> STATED TASK:
List, from the lines below, each one with "React" in it.

- - -

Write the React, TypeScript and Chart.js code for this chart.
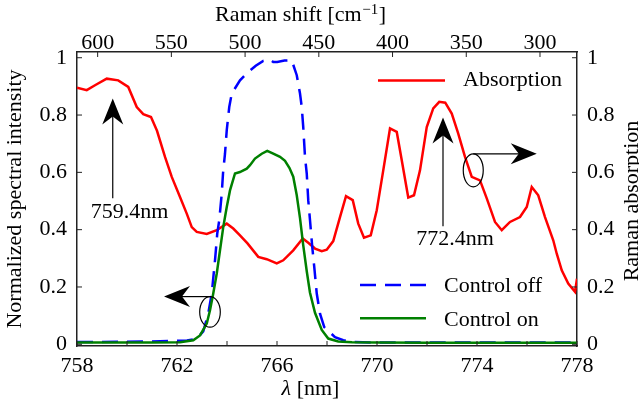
import React, { useEffect, useRef } from "react";
import { Chart, registerables } from "chart.js";

Chart.register(...registerables);

const FONT = '"Liberation Serif", "Times New Roman", serif';
const AXIS_COLOR = "#222";

// ---- data ----
const absLambda = [
  758.0, 758.39, 758.72, 759.19, 759.65, 760.05, 760.39, 760.65, 760.96, 761.2, 761.52, 761.79,
  762.12, 762.39, 762.59, 762.79, 763.19, 763.59, 763.99, 764.25, 764.5, 764.82, 765.25, 765.59,
  765.99, 766.25, 766.65, 767.03, 767.25, 767.52, 767.79, 767.99, 768.25, 768.52, 768.76, 769.03,
  769.25, 769.48, 769.75, 769.99, 770.25, 770.52, 770.79, 770.99, 771.25, 771.48, 771.72, 771.99,
  772.25, 772.49, 772.73, 772.99, 773.25, 773.52, 773.79, 774.12, 774.39, 774.72, 774.99, 775.32,
  775.72, 775.99, 776.19, 776.45, 776.72, 777.05, 777.19, 777.39, 777.65, 777.92, 778.0,
];
const absValue = [
  0.895, 0.887, 0.904, 0.927, 0.921, 0.898, 0.828, 0.803, 0.793, 0.745, 0.654, 0.584,
  0.514, 0.456, 0.409, 0.392, 0.385, 0.398, 0.421, 0.404, 0.382, 0.352, 0.305, 0.297,
  0.282, 0.293, 0.328, 0.369, 0.354, 0.334, 0.325, 0.33, 0.36, 0.444, 0.517, 0.503,
  0.421, 0.372, 0.38, 0.468, 0.607, 0.753, 0.741, 0.642, 0.512, 0.52, 0.607, 0.758,
  0.823, 0.846, 0.843, 0.805, 0.735, 0.654, 0.584, 0.572, 0.509, 0.427, 0.398, 0.427,
  0.444, 0.479, 0.549, 0.52, 0.444, 0.363, 0.316, 0.258, 0.212, 0.183, 0.229,
];

const offLambda = [
  758, 759, 760, 761, 762, 762.4, 762.8, 763.05, 763.25, 763.39, 763.52, 763.61, 763.69, 763.79,
  763.84, 763.92, 763.99, 764.09, 764.19, 764.52, 764.85, 765.15, 765.45, 765.72, 765.85, 766.01,
  766.3, 766.59, 766.79, 766.92, 766.99, 767.05, 767.12, 767.19, 767.25, 767.32, 767.41, 767.49,
  767.59, 767.72, 767.89, 768.32, 768.65, 769.04, 770, 772, 774, 776, 778,
];
const offValue = [
  0.008, 0.008, 0.009, 0.01, 0.012, 0.013, 0.02, 0.045, 0.107, 0.177, 0.293, 0.386, 0.433, 0.526,
  0.596, 0.665, 0.747, 0.828, 0.875, 0.921, 0.95, 0.972, 0.989, 0.994, 0.985, 0.985,
  0.99, 0.991, 0.939, 0.875, 0.828, 0.758, 0.654, 0.596, 0.503, 0.433, 0.34, 0.27,
  0.177, 0.107, 0.06, 0.025, 0.014, 0.008, 0.006, 0.006, 0.006, 0.006, 0.006,
];

const onLambda = [
  758, 759, 760, 761, 762.12, 762.65, 762.92, 763.19, 763.32, 763.45, 763.59, 763.72, 763.85,
  763.99, 764.12, 764.32, 764.52, 764.79, 764.92, 765.12, 765.39, 765.61, 765.85, 766.12, 766.32,
  766.5, 766.65, 766.79, 766.92, 767.05, 767.19, 767.32, 767.52, 767.79, 768.05, 768.45, 769, 770,
  772, 774, 776, 778,
];
const onValue = [
  0.006, 0.006, 0.006, 0.006, 0.007, 0.014, 0.031, 0.072, 0.119, 0.177, 0.247, 0.328, 0.409,
  0.479, 0.537, 0.596, 0.601, 0.613, 0.625, 0.648, 0.665, 0.675, 0.665, 0.654, 0.64,
  0.615, 0.585, 0.52, 0.44, 0.345, 0.255, 0.18, 0.11, 0.05, 0.02, 0.01, 0.007, 0.006,
  0.005, 0.005, 0.005, 0.005,
];

const lambdaTicks = [758, 760, 762, 764, 766, 768, 770, 772, 774, 776, 778];
const lambdaLabels = [758, 762, 766, 770, 774, 778];
const ramanTicks = [600, 550, 500, 450, 400, 350, 300];
const yTicks = [0, 0.2, 0.4, 0.6, 0.8, 1];

const seriesNames = ["Absorption", "Control off", "Control on"];
const peakLabels = ["759.4nm", "772.4nm"];
const peakLambda = [759.43, 772.64];
const peakTip = [0.858, 0.791];
const peakBase = [0.51, 0.412];
const peakTextLambda = [760.1, 773.12];
const peakTextValue = [0.439, 0.346];

// ---- axis ranges ----
const X_MIN = 758;
const X_MAX = 778;
const RAMAN_MIN = 274.9;
const RAMAN_MAX = 614.0;
const Y_MIN = -0.006;
const Y_MAX = 1.02;

const COLORS = { abs: "#ff0000", off: "#0000ff", on: "#008000" };
const DASH = [16, 9];
const LW = 2.5;

function pts(xs: number[], ys: number[]) {
  return xs.map((x, i) => ({ x, y: ys[i] }));
}

function arrowHead(ctx: CanvasRenderingContext2D, tx: number, ty: number, dx: number, dy: number) {
  const L = 26, W = 10.5, N = 18;
  const nx = -dy, ny = dx;
  const bx = tx - dx * L, by = ty - dy * L;
  ctx.beginPath();
  ctx.moveTo(tx, ty);
  ctx.lineTo(bx + nx * W, by + ny * W);
  ctx.lineTo(tx - dx * N, ty - dy * N);
  ctx.lineTo(bx - nx * W, by - ny * W);
  ctx.closePath();
  ctx.fill();
}

const overlay = {
  id: "overlay",
  afterDraw(chart: any) {
    const { ctx, chartArea: a, scales } = chart;
    const x = scales.x, y = scales.y, x2 = scales.x2, y2 = scales.y2;
    const TL = 5;
    ctx.save();
    // inward tick marks
    ctx.strokeStyle = AXIS_COLOR;
    ctx.lineWidth = 1;
    ctx.beginPath();
    x.ticks.forEach((t: any) => {
      const p = x.getPixelForValue(t.value);
      ctx.moveTo(p, a.bottom); ctx.lineTo(p, a.bottom - TL);
    });
    x2.ticks.forEach((t: any) => {
      const p = x2.getPixelForValue(t.value);
      ctx.moveTo(p, a.top); ctx.lineTo(p, a.top + TL);
    });
    y.ticks.forEach((t: any) => {
      const p = y.getPixelForValue(t.value);
      ctx.moveTo(a.left, p); ctx.lineTo(a.left + TL, p);
    });
    y2.ticks.forEach((t: any) => {
      const p = y2.getPixelForValue(t.value);
      ctx.moveTo(a.right, p); ctx.lineTo(a.right - TL, p);
    });
    ctx.stroke();

    // peak arrows and labels
    ctx.fillStyle = "#000";
    ctx.strokeStyle = "#000";
    ctx.lineWidth = 1.2;
    ctx.font = `22px ${FONT}`;
    ctx.textAlign = "center";
    ctx.textBaseline = "alphabetic";
    peakLabels.forEach((label, i) => {
      const px = x.getPixelForValue(peakLambda[i]);
      const tip = y.getPixelForValue(peakTip[i]);
      const base = y.getPixelForValue(peakBase[i]);
      ctx.beginPath();
      ctx.moveTo(px, base); ctx.lineTo(px, tip + 15);
      ctx.stroke();
      arrowHead(ctx, px, tip, 0, -1);
      ctx.fillText(label, x.getPixelForValue(peakTextLambda[i]), y.getPixelForValue(peakTextValue[i]));
    });

    // ellipse markers with axis-pointing arrows
    const markers = [
      { lx: 773.85, ly: 0.607, rx: 10, ry: 16.5, tipX: 776.39, dir: 1 },
      { lx: 763.32, ly: 0.113, rx: 10.3, ry: 15.3, tipX: 761.48, dir: -1 },
    ];
    markers.forEach((m) => {
      const cx = x.getPixelForValue(m.lx), cy = y.getPixelForValue(m.ly);
      ctx.beginPath();
      ctx.ellipse(cx, cy, m.rx, m.ry, 0, 0, Math.PI * 2);
      ctx.stroke();
      const ty = cy - m.ry;
      const tx = x.getPixelForValue(m.tipX);
      ctx.beginPath();
      ctx.moveTo(cx, ty); ctx.lineTo(tx - m.dir * 15, ty);
      ctx.stroke();
      arrowHead(ctx, tx, ty, m.dir, 0);
    });

    // legends
    ctx.textAlign = "left";
    ctx.lineWidth = LW;
    ctx.strokeStyle = COLORS.abs;
    ctx.beginPath();
    ctx.moveTo(a.right - 199, a.top + 28.5); ctx.lineTo(a.right - 132, a.top + 28.5);
    ctx.stroke();
    ctx.fillText(seriesNames[0], a.right - 114, a.top + 33.5);

    ctx.strokeStyle = COLORS.off;
    ctx.setLineDash(DASH);
    ctx.beginPath();
    ctx.moveTo(a.right - 217, a.bottom - 61); ctx.lineTo(a.right - 151, a.bottom - 61);
    ctx.stroke();
    ctx.setLineDash([]);
    ctx.fillText(seriesNames[1], a.right - 133, a.bottom - 54);

    ctx.strokeStyle = COLORS.on;
    ctx.beginPath();
    ctx.moveTo(a.right - 217, a.bottom - 27.7); ctx.lineTo(a.right - 151, a.bottom - 27.7);
    ctx.stroke();
    ctx.fillText(seriesNames[2], a.right - 133, a.bottom - 20.5);

    // top axis title with superscript
    const main = "Raman shift [cm";
    const sup = "\u22121";
    const end = "]";
    ctx.font = `22px ${FONT}`;
    const w1 = ctx.measureText(main).width;
    const w3 = ctx.measureText(end).width;
    ctx.font = `15px ${FONT}`;
    const w2 = ctx.measureText(sup).width;
    const total = w1 + w2 + w3 + 1;
    let sx = 300.5 - total / 2;
    const by = a.top - 31;
    ctx.font = `22px ${FONT}`;
    ctx.fillText(main, sx, by);
    sx += w1 + 0.5;
    ctx.font = `15px ${FONT}`;
    ctx.fillText(sup, sx, by - 7);
    sx += w2 + 0.5;
    ctx.font = `22px ${FONT}`;
    ctx.fillText(end, sx, by);

    // bottom axis title
    ctx.font = `italic 22px ${FONT}`;
    const wl = ctx.measureText("\u03bb").width;
    ctx.font = `22px ${FONT}`;
    const wr = ctx.measureText(" [nm]").width;
    let bx = 310.5 - (wl + wr) / 2;
    ctx.font = `italic 22px ${FONT}`;
    ctx.fillText("\u03bb", bx, a.bottom + 49);
    ctx.font = `22px ${FONT}`;
    ctx.fillText(" [nm]", bx + wl, a.bottom + 49);

    // right axis title (reads bottom-to-top)
    ctx.translate(a.right + 61, (a.top + a.bottom) / 2 + 2);
    ctx.rotate(-Math.PI / 2);
    ctx.textAlign = "center";
    ctx.fillText("Raman absorption", 0, 0);
    ctx.restore();
  },
};

export default function App() {
  const ref = useRef<HTMLCanvasElement>(null);
  useEffect(() => {
    document.body.style.margin = "0";
    const tickFont = { family: FONT, size: 22, lineHeight: 1 };
    const chart = new Chart(ref.current as HTMLCanvasElement, {
      type: "line",
      data: {
        datasets: [
          {
            label: seriesNames[2],
            data: pts(onLambda, onValue),
            borderColor: COLORS.on,
            borderWidth: LW,
            pointRadius: 0,
            tension: 0,
            fill: false,
            xAxisID: "x",
            yAxisID: "y",
          },
          {
            label: seriesNames[1],
            data: pts(offLambda, offValue),
            borderColor: COLORS.off,
            borderWidth: LW,
            borderDash: DASH,
            pointRadius: 0,
            tension: 0,
            fill: false,
            xAxisID: "x",
            yAxisID: "y",
          },
          {
            label: seriesNames[0],
            data: pts(absLambda, absValue),
            borderColor: COLORS.abs,
            borderWidth: LW,
            pointRadius: 0,
            tension: 0,
            fill: false,
            xAxisID: "x",
            yAxisID: "y2",
          },
        ],
      },
      options: {
        responsive: false,
        animation: false,
        events: [],
        devicePixelRatio: 1,
        layout: { padding: 0 },
        plugins: { legend: { display: false }, tooltip: { enabled: false } },
        scales: {
          x: {
            type: "linear",
            position: "bottom",
            min: X_MIN,
            max: X_MAX,
            afterBuildTicks: (s: any) => { s.ticks = lambdaTicks.map((v) => ({ value: v })); },
            afterFit: (s: any) => { s.height = 62; },
            grid: { display: false, drawTicks: false },
            border: { display: true, color: AXIS_COLOR, width: 1.5 },
            ticks: {
              autoSkip: false,
              maxRotation: 0,
              padding: 9,
              color: "#000",
              font: tickFont,
              callback: (v: any) => (lambdaLabels.includes(Number(v)) ? String(v) : ""),
            },
          },
          x2: {
            type: "linear",
            position: "top",
            min: RAMAN_MIN,
            max: RAMAN_MAX,
            reverse: true,
            afterBuildTicks: (s: any) => { s.ticks = ramanTicks.map((v) => ({ value: v })); },
            afterFit: (s: any) => { s.height = 52; },
            grid: { display: false, drawTicks: false },
            border: { display: true, color: AXIS_COLOR, width: 1.5 },
            ticks: {
              autoSkip: false,
              maxRotation: 0,
              padding: -2,
              color: "#000",
              font: tickFont,
              callback: (v: any) => String(v),
            },
          },
          y: {
            type: "linear",
            position: "left",
            min: Y_MIN,
            max: Y_MAX,
            afterBuildTicks: (s: any) => { s.ticks = yTicks.map((v) => ({ value: v })); },
            afterFit: (s: any) => { s.width = 77; },
            grid: { display: false, drawTicks: false },
            border: { display: true, color: AXIS_COLOR, width: 1.5 },
            title: {
              display: true,
              text: "Normalized spectral intensity",
              color: "#000",
              font: { family: FONT, size: 22 },
              padding: { top: 2, bottom: 0 },
            },
            ticks: {
              padding: 10,
              color: "#000",
              font: tickFont,
              callback: (v: any) => String(v),
            },
          },
          y2: {
            type: "linear",
            position: "right",
            min: Y_MIN,
            max: Y_MAX,
            afterBuildTicks: (s: any) => { s.ticks = yTicks.map((v) => ({ value: v })); },
            afterFit: (s: any) => { s.width = 62; },
            grid: { display: false, drawTicks: false },
            border: { display: true, color: AXIS_COLOR, width: 1.5 },
            ticks: {
              padding: 10,
              color: "#000",
              font: tickFont,
              callback: (v: any) => String(v),
            },
          },
        },
      },
      plugins: [overlay],
    } as any);
    return () => chart.destroy();
  }, []);
  return (
    <div style={{ width: 639, height: 408 }}>
      <canvas ref={ref} width={639} height={408} style={{ display: "block" }} />
    </div>
  );
}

- - -

> THE OUTPUT:
Write the React, TypeScript and Chart.js code for this chart.
import React, { useEffect, useRef } from "react";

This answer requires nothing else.